La victoria chilena en las finales de la Copa Sudamericana de Fútbol ha sido una victoria de la voluntad, perseverancia y de la sana ambición de superar las barreras que la vida nos impone como personas.
En efecto, el mercado de las apuestas favorecía en una proporción de 20 a 1 las posibilidades del vicecampeón mundial sobre nuestro seleccionado. La historia -el pasado- mostraba una tendencia que parecía irremontable.
Pero la oncena nacional salió a la cancha con la decisión, voluntad, deseo, interés y vocación de victoria. Los niños de esa generación que marca temporalmente a la mayoría de los seleccionados chilenos, fueron criados en un entorno de competitividad, de libertad y democracia, que les abrió las puertas a la materialización de sus ambiciones a todos aquellos que se esforzaran por conseguirlas. Es decir, se desarrollaron en un ambiente en que «todo es posible» si se quiere con fe y trabajo duro.
Y salieron a la cancha sin complejos, sin achicarse, sin el pasado determinando sus expectativas; y se plantaron como iguales ante un adversario gigantesco, un equipo conformado con los mejores jugadores del mundo, sin temores, con garra e inteligencia.

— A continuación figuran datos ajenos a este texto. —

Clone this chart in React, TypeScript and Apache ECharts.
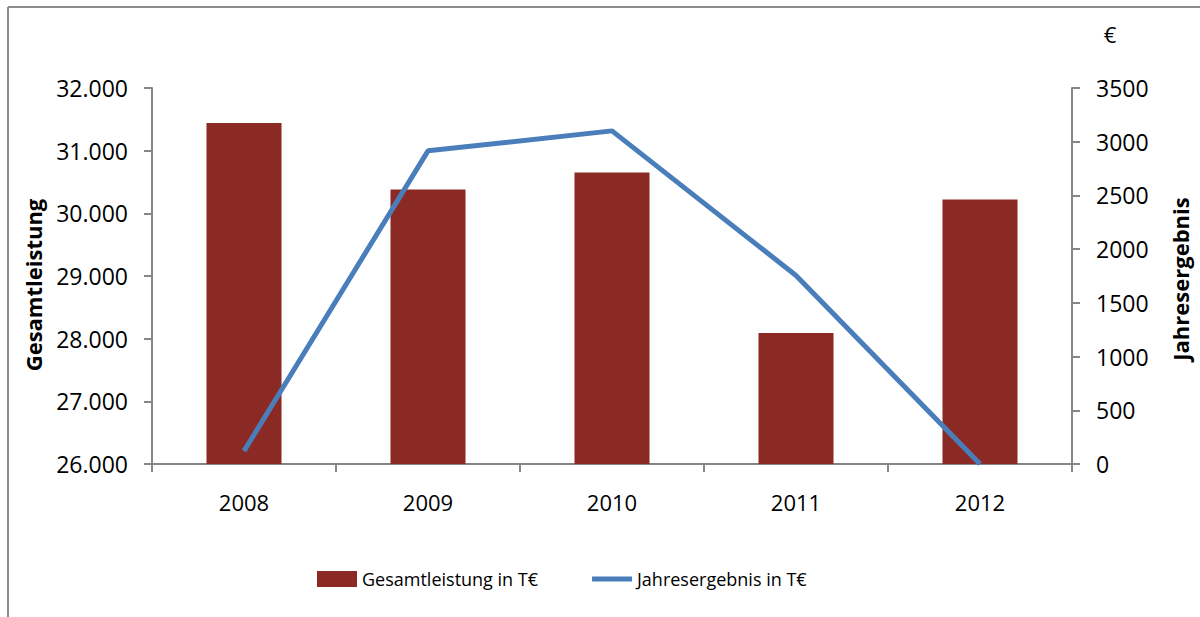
import React, { useEffect, useRef } from "react";
import * as echarts from "echarts";

const years = ["2008", "2009", "2010", "2011", "2012"];
const gesamtleistung = [31440, 30380, 30650, 28090, 30220];
const jahresergebnis = [121, 2915, 3101, 1755, 0];

const FONT = "'Open Sans', 'Liberation Sans', sans-serif";
const AXIS = "#868686";

export default function App() {
  const ref = useRef<HTMLDivElement>(null);
  useEffect(() => {
    if (!ref.current) return;
    const chart = echarts.init(ref.current, undefined, { renderer: "svg" });
    chart.setOption({
      animation: false,
      backgroundColor: "#ffffff",
      textStyle: { fontFamily: FONT, color: "#000" },
      grid: { left: 152, right: 128, top: 88, bottom: 153 },
      legend: {
        left: 317,
        top: 570,
        padding: 0,
        itemWidth: 40,
        itemHeight: 16,
        itemGap: 54,
        symbolKeepAspect: true,
        textStyle: { fontFamily: FONT, fontSize: 18, color: "#000" },
        data: [
          { name: "Gesamtleistung in T€", icon: "rect" },
          {
            name: "Jahresergebnis in T€",
            icon: "path://M0,0L40,0L40,5L0,5Z",
            itemStyle: { color: "#4A7EBB" },
          },
        ],
      },
      xAxis: {
        type: "category",
        data: years,
        axisLine: { lineStyle: { color: AXIS, width: 2 } },
        axisTick: { show: true, length: 8, alignWithLabel: false, lineStyle: { color: AXIS, width: 2 } },
        axisLabel: { fontSize: 22, color: "#000", margin: 27, fontFamily: FONT },
        splitLine: { show: false },
      },
      yAxis: [
        {
          type: "value",
          min: 26000,
          max: 32000,
          interval: 1000,
          position: "left",
          axisLine: { show: true, lineStyle: { color: AXIS, width: 2 } },
          axisTick: { show: true, length: 8, lineStyle: { color: AXIS, width: 2 } },
          axisLabel: {
            fontSize: 23,
            color: "#000",
            margin: 24,
            fontFamily: FONT,
            formatter: (v: number) => v.toLocaleString("de-DE"),
          },
          splitLine: { show: false },
        },
        {
          type: "value",
          min: 0,
          max: 3500,
          interval: 500,
          position: "right",
          axisLine: { show: true, lineStyle: { color: AXIS, width: 2 } },
          axisTick: { show: true, length: 8, lineStyle: { color: AXIS, width: 2 } },
          axisLabel: {
            fontSize: 23,
            color: "#000",
            margin: 24,
            fontFamily: FONT,
            formatter: (v: number) => String(v),
          },
          splitLine: { show: false },
        },
      ],
      series: [
        {
          name: "Gesamtleistung in T€",
          type: "bar",
          yAxisIndex: 0,
          data: gesamtleistung,
          barWidth: 75,
          itemStyle: { color: "#8B2A25" },
        },
        {
          name: "Jahresergebnis in T€",
          type: "line",
          yAxisIndex: 1,
          data: jahresergebnis,
          symbol: "none",
          showSymbol: false,
          lineStyle: { color: "#4A7EBB", width: 5 },
          itemStyle: { color: "#4A7EBB" },
        },
      ],
      graphic: [
        {
          type: "line",
          shape: { x1: 8, y1: 7, x2: 1200, y2: 7 },
          style: { stroke: "#8c8c8c", lineWidth: 2 },
        },
        {
          type: "line",
          shape: { x1: 8, y1: 7, x2: 8, y2: 617 },
          style: { stroke: "#8c8c8c", lineWidth: 2 },
        },
        {
          type: "text",
          x: 33,
          y: 285,
          rotation: Math.PI / 2,
          style: {
            text: "Gesamtleistung",
            fontFamily: FONT,
            fontWeight: "bold",
            fontSize: 22,
            fill: "#000",
            align: "center",
            verticalAlign: "middle",
          },
        },
        {
          type: "text",
          x: 1180,
          y: 279,
          rotation: Math.PI / 2,
          style: {
            text: "Jahresergebnis",
            fontFamily: FONT,
            fontWeight: "bold",
            fontSize: 22,
            fill: "#000",
            align: "center",
            verticalAlign: "middle",
          },
        },
        {
          type: "text",
          x: 1110,
          y: 34,
          style: {
            text: "€",
            fontFamily: FONT,
            fontSize: 22,
            fill: "#000",
            align: "center",
            verticalAlign: "middle",
          },
        },
      ],
    });
    return () => chart.dispose();
  }, []);
  return (
    <div
      ref={ref}
      style={{ position: "fixed", left: 0, top: 0, width: 1200, height: 617, background: "#fff" }}
    />
  );
}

Y es que cada uno de ellos es también, gracias a sus esfuerzos, individualmente parte de la élite mundial del fútbol profesional.
Siendo brillantes en su puesto en los diversos equipos en los que han firmado contratos por millones de dólares, ¿porqué un grupo de aquellos no podría constituirse como la mejor selección de América?
Para coordinarse solo fue necesaria la humildad de quien sabe que toda acción humana es la suma de cualidades, virtudes y capacidades personales que, voluntaria y libremente, se conjugan para conseguir un propósito. En el mundo real no hay lugar para los héroes individuales. Y qué mejor escuela que el fútbol para demostrarlo.
Así, la suma del esfuerzo individual, que hace al hombre consciente de sus capacidades y limitaciones; y del equipo, que hace comprender a cada cual las ventajas de aunar excelencia para alcanzar resultados, hicieron el milagro, tras casi un siglo de fracasos, triunfos morales y «casi» campeones.
Como chilenos, nuestros campeones americanos nos están dando una lección: que hombres buenos, incluso con muy pocas posibilidades de conseguir sus sueños, no solo pueden hacerlo individualmente, sino también como equipo, a condición de un gran esfuerzo personal, de una búsqueda permanente de excelencia, de la humildad que posibilita la unidad para la consecución de sus sueños, aunque también de la convicción en que el pasado no determina necesariamente nuestro futuro, sino hasta el grado en que cada uno admita que ese pasado lo limite.
Cuando se rompe con los prejuicios que nos atan al pasado, el futuro se abre como un campo infinito de posibilidades.